*What is needed*
Copy each line exactly. Drop every picture.

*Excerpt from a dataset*
====================
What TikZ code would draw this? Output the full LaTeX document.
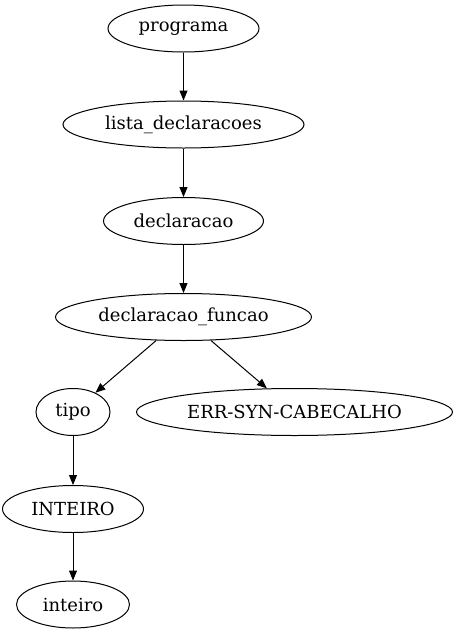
\documentclass[tikz,border=0pt]{standalone}
\usepackage{fontspec}
\setmainfont{DejaVu Serif}
\usetikzlibrary{shapes.geometric,arrows.meta}
\begin{document}
\begin{tikzpicture}[x=1pt,y=-1pt,
  nd/.style={ellipse,draw,line width=1pt,inner sep=0pt,font=\fontsize{18}{20}\selectfont},
  ed/.style={draw,line width=1pt,-{Triangle[length=10pt,width=8pt]}}]
\useasboundingbox (0,0) rectangle (458,635);
\node[nd,minimum width=151pt,minimum height=47pt] (programa) at (183.5,28.5) {programa};
\node[nd,minimum width=241pt,minimum height=47pt] (lista) at (183.5,124.5) {lista\_declaracoes};
\node[nd,minimum width=160pt,minimum height=47pt] (decl) at (183.5,221) {declaracao};
\node[nd,minimum width=256pt,minimum height=47pt] (func) at (183.5,317) {declaracao\_funcao};
\node[nd,minimum width=74pt,minimum height=47pt] (tipo) at (73,412) {tipo};
\node[nd,minimum width=316pt,minimum height=47pt] (err) at (294.5,412) {ERR-SYN-CABECALHO};
\node[nd,minimum width=141pt,minimum height=47pt] (INT) at (73,509) {INTEIRO};
\node[nd,minimum width=113pt,minimum height=47pt] (int) at (73,604.5) {inteiro};
\draw[ed] (programa) -- (lista);
\draw[ed] (lista) -- (decl);
\draw[ed] (decl) -- (func);
\draw[ed] (func) -- (tipo);
\draw[ed] (func) -- (err);
\draw[ed] (tipo) -- (INT);
\draw[ed] (INT) -- (int);
\end{tikzpicture}
\end{document}
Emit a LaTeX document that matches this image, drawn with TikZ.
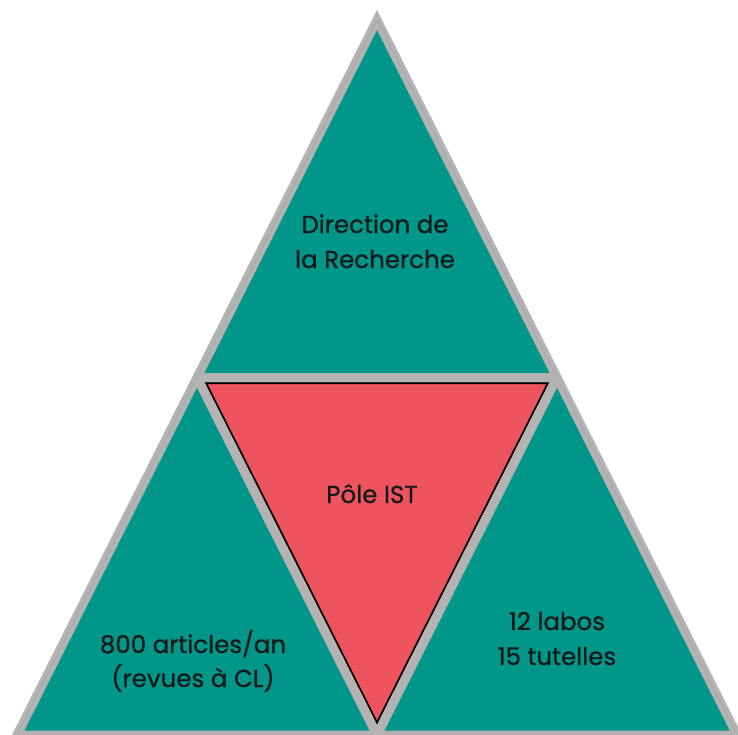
\documentclass[tikz,border=0pt]{standalone}
\usepackage{fontspec}
\setmainfont{Poppins}[FakeBold=0.8]
\definecolor{tealA}{HTML}{00968A}
\definecolor{redA}{HTML}{EE5360}
\definecolor{grayA}{HTML}{B4B2B3}
\definecolor{inkA}{HTML}{141A1A}
\begin{document}
\begin{tikzpicture}[x=1pt,y=-1pt,line join=miter,
  lbl/.style={font=\fontsize{24.5}{28}\selectfont,text=inkA,anchor=base,inner sep=0pt},
  edge/.style={draw=grayA,line width=9pt}]
\useasboundingbox (0,0) rectangle (738,734);
\coordinate (A) at (377,20);
\coordinate (B) at (17,735);
\coordinate (C) at (737,735);
\coordinate (AB) at (197,377.5);
\coordinate (AC) at (557,377.5);
\coordinate (BC) at (377,735);
\draw[grayA,line width=9pt,fill=grayA] (A)--(B)--(C)--cycle;
\fill[tealA] (A)--(AB)--(AC)--cycle;
\fill[tealA] (AB)--(B)--(BC)--cycle;
\fill[tealA] (AC)--(BC)--(C)--cycle;
\fill[redA] (AB)--(AC)--(BC)--cycle;
\begin{scope}
\clip (AB)--(AC)--(BC)--cycle;
\draw[black,line width=13pt] (AB)--(AC)--(BC)--cycle;
\end{scope}
\begin{scope}
\clip (A)--(B)--(C)--cycle;
\path[edge] (A)--(AB)--(AC)--cycle;
\path[edge] (AB)--(B)--(BC)--cycle;
\path[edge] (AC)--(BC)--(C)--cycle;
\path[edge] (AB)--(AC)--(BC)--cycle;
\end{scope}
\node[lbl] (d1) at (375,233) {Direction de};
\node[lbl] (d2) at (375,268) {la Recherche};
\node[lbl] (p) at (372,503) {Pôle IST};
\node[lbl] (a1) at (193,653) {800 articles/an};
\node[lbl] (a2) at (193,687) {(revues à CL)};
\node[lbl] (l1) at (557,630) {12 labos};
\node[lbl] (l2) at (557,665) {15 tutelles};
\end{tikzpicture}
\end{document}
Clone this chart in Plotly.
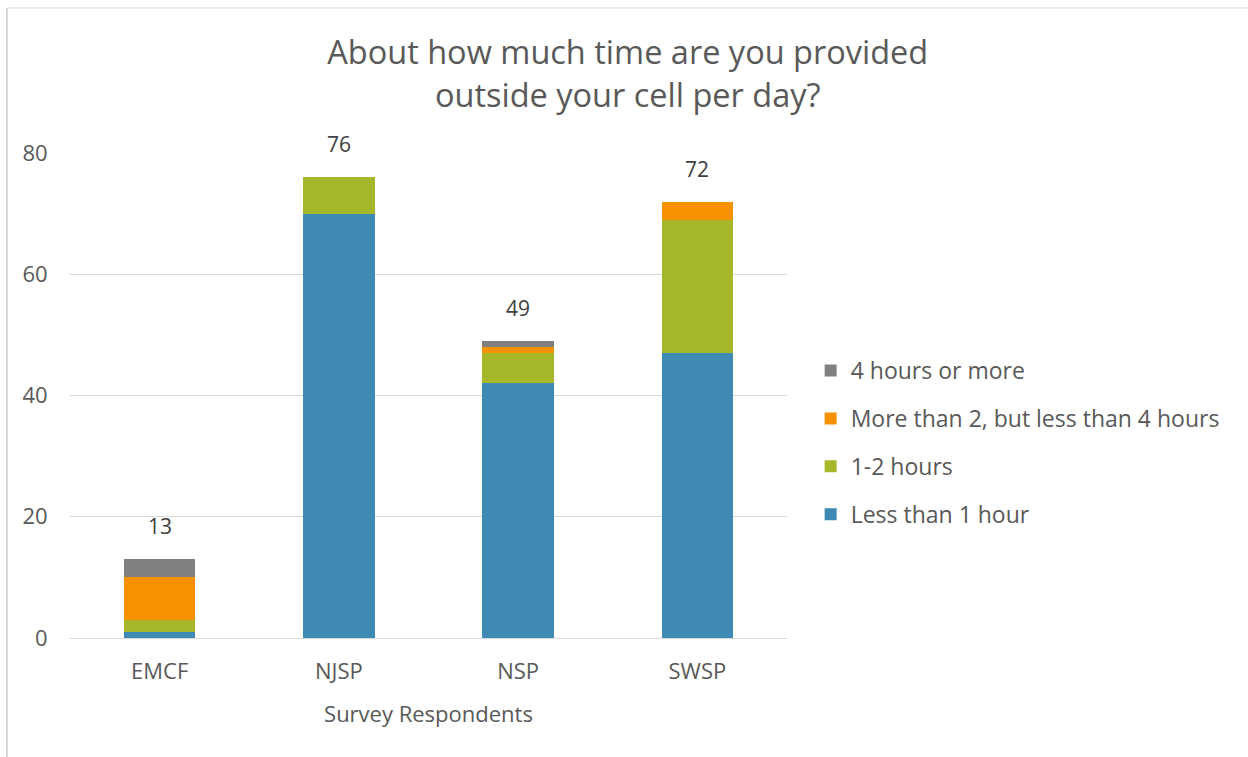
====================
*Answer to this task*
What TikZ code would draw this? Output the full LaTeX document.
\documentclass[tikz,border=0pt]{standalone}
\usepackage{fontspec}
\setmainfont{DejaVu Serif}
\usetikzlibrary{shapes.geometric,arrows.meta}
\begin{document}
\begin{tikzpicture}[x=1pt,y=-1pt,
  nd/.style={ellipse,draw,line width=1pt,inner sep=0pt,font=\fontsize{18}{20}\selectfont},
  ed/.style={draw,line width=1pt,-{Triangle[length=10pt,width=8pt]}}]
\useasboundingbox (0,0) rectangle (458,635);
\node[nd,minimum width=151pt,minimum height=47pt] (programa) at (183.5,28.5) {programa};
\node[nd,minimum width=241pt,minimum height=47pt] (lista) at (183.5,124.5) {lista\_declaracoes};
\node[nd,minimum width=160pt,minimum height=47pt] (decl) at (183.5,221) {declaracao};
\node[nd,minimum width=256pt,minimum height=47pt] (func) at (183.5,317) {declaracao\_funcao};
\node[nd,minimum width=74pt,minimum height=47pt] (tipo) at (73,412) {tipo};
\node[nd,minimum width=316pt,minimum height=47pt] (err) at (294.5,412) {ERR-SYN-CABECALHO};
\node[nd,minimum width=141pt,minimum height=47pt] (INT) at (73,509) {INTEIRO};
\node[nd,minimum width=113pt,minimum height=47pt] (int) at (73,604.5) {inteiro};
\draw[ed] (programa) -- (lista);
\draw[ed] (lista) -- (decl);
\draw[ed] (decl) -- (func);
\draw[ed] (func) -- (tipo);
\draw[ed] (func) -- (err);
\draw[ed] (tipo) -- (INT);
\draw[ed] (INT) -- (int);
\end{tikzpicture}
\end{document}
Emit a LaTeX document that matches this image, drawn with TikZ.
\documentclass[tikz,border=0pt]{standalone}
\usepackage{fontspec}
\setmainfont{Poppins}[FakeBold=0.8]
\definecolor{tealA}{HTML}{00968A}
\definecolor{redA}{HTML}{EE5360}
\definecolor{grayA}{HTML}{B4B2B3}
\definecolor{inkA}{HTML}{141A1A}
\begin{document}
\begin{tikzpicture}[x=1pt,y=-1pt,line join=miter,
  lbl/.style={font=\fontsize{24.5}{28}\selectfont,text=inkA,anchor=base,inner sep=0pt},
  edge/.style={draw=grayA,line width=9pt}]
\useasboundingbox (0,0) rectangle (738,734);
\coordinate (A) at (377,20);
\coordinate (B) at (17,735);
\coordinate (C) at (737,735);
\coordinate (AB) at (197,377.5);
\coordinate (AC) at (557,377.5);
\coordinate (BC) at (377,735);
\draw[grayA,line width=9pt,fill=grayA] (A)--(B)--(C)--cycle;
\fill[tealA] (A)--(AB)--(AC)--cycle;
\fill[tealA] (AB)--(B)--(BC)--cycle;
\fill[tealA] (AC)--(BC)--(C)--cycle;
\fill[redA] (AB)--(AC)--(BC)--cycle;
\begin{scope}
\clip (AB)--(AC)--(BC)--cycle;
\draw[black,line width=13pt] (AB)--(AC)--(BC)--cycle;
\end{scope}
\begin{scope}
\clip (A)--(B)--(C)--cycle;
\path[edge] (A)--(AB)--(AC)--cycle;
\path[edge] (AB)--(B)--(BC)--cycle;
\path[edge] (AC)--(BC)--(C)--cycle;
\path[edge] (AB)--(AC)--(BC)--cycle;
\end{scope}
\node[lbl] (d1) at (375,233) {Direction de};
\node[lbl] (d2) at (375,268) {la Recherche};
\node[lbl] (p) at (372,503) {Pôle IST};
\node[lbl] (a1) at (193,653) {800 articles/an};
\node[lbl] (a2) at (193,687) {(revues à CL)};
\node[lbl] (l1) at (557,630) {12 labos};
\node[lbl] (l2) at (557,665) {15 tutelles};
\end{tikzpicture}
\end{document}
Clone this chart in Plotly.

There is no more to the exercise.